Commission staff has received calls from county and municipal clerks inquiring about whether a candidate who has properly filed nomination papers and qualified for the ballot can withdraw their nomination papers to remove their name from the ballot.  The statutory language which addresses this question is clear, and states that “[a]ny person who files nomination papers and qualifies to appear on the ballot may not decline nomination.  The name of that person shall appear upon the ballot except in the case of death of the person.”  Wis. Stat. § 8.35(1) (emphasis added).  Based on this statutory language, the Commission staff has advised that once an individual has filed nomination papers with a filing officer, and has qualified for ballot placement, nomination papers or other ballot access documents cannot be withdrawn to remove a person’s name from the ballot.  

Commission staff previously published an answer to a Frequently Asked Question (FAQ) on this very question which can be found here:  http://elections.wi.gov/node/105  The answer to the FAQ was prepared by the staff of the Commission’s predecessor agency, but the statute has not changed and Commission staff believes the answer is still correct.  The answer states that “Once a candidate qualifies for ballot status, her name appears on the ballot.  The candidate cannot withdraw and have her name removed.  Only in case of death of the candidate can the name be removed from the ballot.  S. 8.35, Wis.
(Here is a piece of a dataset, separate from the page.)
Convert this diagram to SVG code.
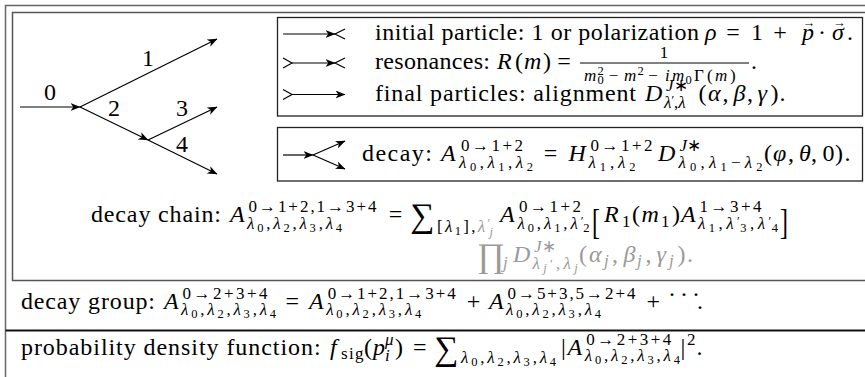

Stats.  The candidate can make a statement to notice to the electors that she no longer wishes to seek the office by election, but her name will appear on the ballot.  Should the candidate win the election, she may decline to hold that office.  This creates a vacancy that is filled following the provisions of Ch. 17.”

Generally, once ballot access documents including nomination papers have been physically transferred to the filing officer, they are considered filed for purposes of Wis. Stat. § 8.35(1).  If all ballot access documents have been filed, the individual qualifies for ballot access, and their name will appear on the ballot (with the exception of death of the individual).  Although in a slightly different context (retention of records), Wis. Stat. § 7.24 supports the interpretation that once nomination

papers have been transferred and accepted by the filing officer, they are filed.  Wis. Stat. § 7.24 states that “[t]he filing of a nomination paper…or other form or statement with the appropriate official or agency responsible for accepting such materials under chs. 5 to 12 irrevocably transfers the legal title to such official or agency, regardless of the sufficiency of the filing.  The official or agency shall retain all election materials until destruction or other disposition is authorized under s. 7.23.”  At the State level, once a candidate appears at the Commission’s office with their nomination papers (or papers are received by mail) and submits them to be stamped as received, their papers are considered filed, and they can no longer change their mind or request that their papers be returned to remove their name from the ballot.  

Local filing officers are ultimately tasked with determining if all ballot access documents have been filed by a candidate seeking office.  If all proper ballot access documents have been filed, the candidate’s name “shall appear” on the ballot per Wis. Stat. § 8.35(1).  If a complaint were to be filed against a local election official with the Commission under Wis. Stat. § 5.06 for failure to place a candidate’s name on a ballot who filed all required ballot access documents, the Commission’s analysis as to whether the official’s decision was contrary to law, or was an abuse of discretion would begin with this statute.